While implementing messaging in a microservice architecture, I was asking myself questions such as:
After everything had been implemented correctly, a new set of underlying challenges arose:
These challenges stem from introducing a third component to a simple A to B connection, whereby you create additional separate locations where something can go wrong. Though it does not mean that the chance of entering a failure flow is higher, there is more logic involved to gracefully respond when an error occurs.
In this blog, I will present some challenges related to error handling and give possible solutions when it comes to choosing an implementation that suits your needs.
Note: In the examples below, I am using the NATS Messaging System. It is known for its simplistic implementation of the publish-subscribe model without any distracting bells and whistles.
I'll start with a comparison between the traditional synchronous communication and its asynchronous counterpart.
For the sake of simplicity, I won't include errors that can occur at the client. Messaging has no implication for handling client-side errors. In all three scenarios, the client knows that something went wrong and can act accordingly so the message is not lost. If changes were made while processing the request on the server, it's the responsibility of the server to rollback any changes made.
In this next example, a producer sends an asynchronous message to the NATS-server which sends it along to the consumer. This adds one additional scenario to the mix of possible outcomes:
In scenario 3, the NATS-server just retries until a consumer is available, or until the message is no longer relevant. In scenario 4, the producer can act in the same manner as our first example. Scenario 2 is a bit more complex. The NATS-server has only two options: retry or drop the message. The NATS-server only knows two things; there was no network error while sending the message to the consumer, as was the case in scenario 3, and the consumer did not acknowledge (ACK) the sent message. Let's try solving this issue in the next chapter.
We can let the NATS-server retry forever. This means that the consumer should be configured in such a way that it acknowledges the message after the least amount of logic. For example, you can do this by using a database queue on the consumer-side. If there is an error while saving, don't acknowledge and let the NATS-server try again. While this transfers the problem to the consumer, it does give more flexibility about how and when you retry. In addition, incorrect messages can be inspected and even repaired manually more easily.
This strategy can be dangerous because it could contaminate that NATS channel with multiple non-processable messages that cannot be saved to the database. This could slow down throughput but after fixing the problem, no messages should be lost. If the problem is at the producer-side, the existing messages can be fixed manually by accessing the database. If the problem is at the consumer-side, no additional actions are required. It is important to note that, depending on the Max-In-Flight setting, the extra processing time can hold up the next message from being sent on the same channel.
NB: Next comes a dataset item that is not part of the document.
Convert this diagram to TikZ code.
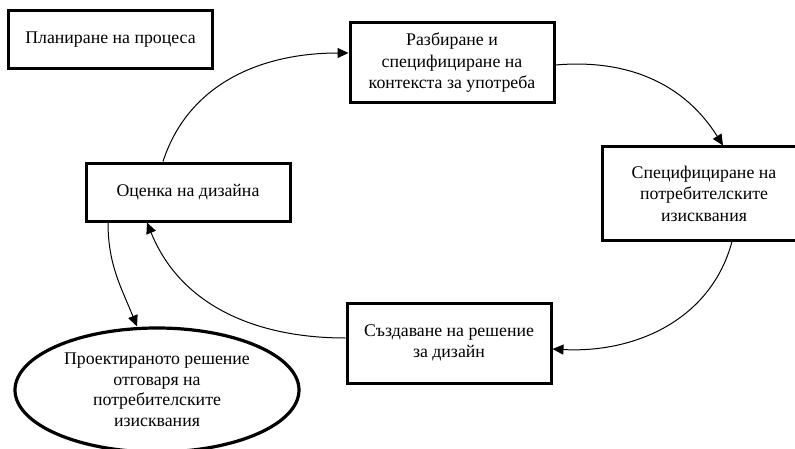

Pick this option if losing messages has larger consequences than the pain it will cause to run a recovery process for all unprocessed messages.
We can also have the NATS-server retry a few times and, if unsuccessful, consider the message lost after that. This means that if the content of the message created the problem, and not the service itself, it won't halt a complete channel from receiving messages. With this strategy, you can abuse the NATS-server retry by processing the request before acknowledging it. This saves development time by implementing a database queue while using a 'best effort' strategy for saving messages.
Choose this option if the time the message is relevant is short and of lesser importance. Also, take the message processing time into consideration. Longer processing can cause unnecessary retrying, making this strategy less optimal.
There is also a more development-heavy option that expands upon the second solution. By determining which exceptions would never benefit from a retry and acknowledging only those, you reduce retries. By this logic, you should acknowledge parsing exceptions. They will break again for the next retry, so by acknowledging them there is less traffic and work. Don't forget to log or even audit the error and its context. An Out-Of-Memory exception might be recoverable. The consumer service can reboot or maybe another instance of the same service can process the message.
It does take a lot of time to write and maintain the logic for determining a retry but this allows the server to retry longer because of the higher certainty that the messages can be automatically recovered. Make sure only to retry a message a limited amount of times when including (partial) business logic before the acknowledgment to prevent your complete message chain from locking up though!
Solution 1 is your best option if it is crucial that the message is never lost. Every product owner will tell you that no message can ever be lost. In reality, retrying indefinitely won't be the answer for a lot of applications.
Solution 2 is more practical to develop and to maintain. However, it may not be the most reliable or performant option.
The smart thing to do is to pick a solution between the two extremes. Analyze the costs and benefits. Decide how often you retry and how far you want to move towards solution 3, based on the outcome of your analysis. Finally, implement good logging and metrics and find your own sweet spot.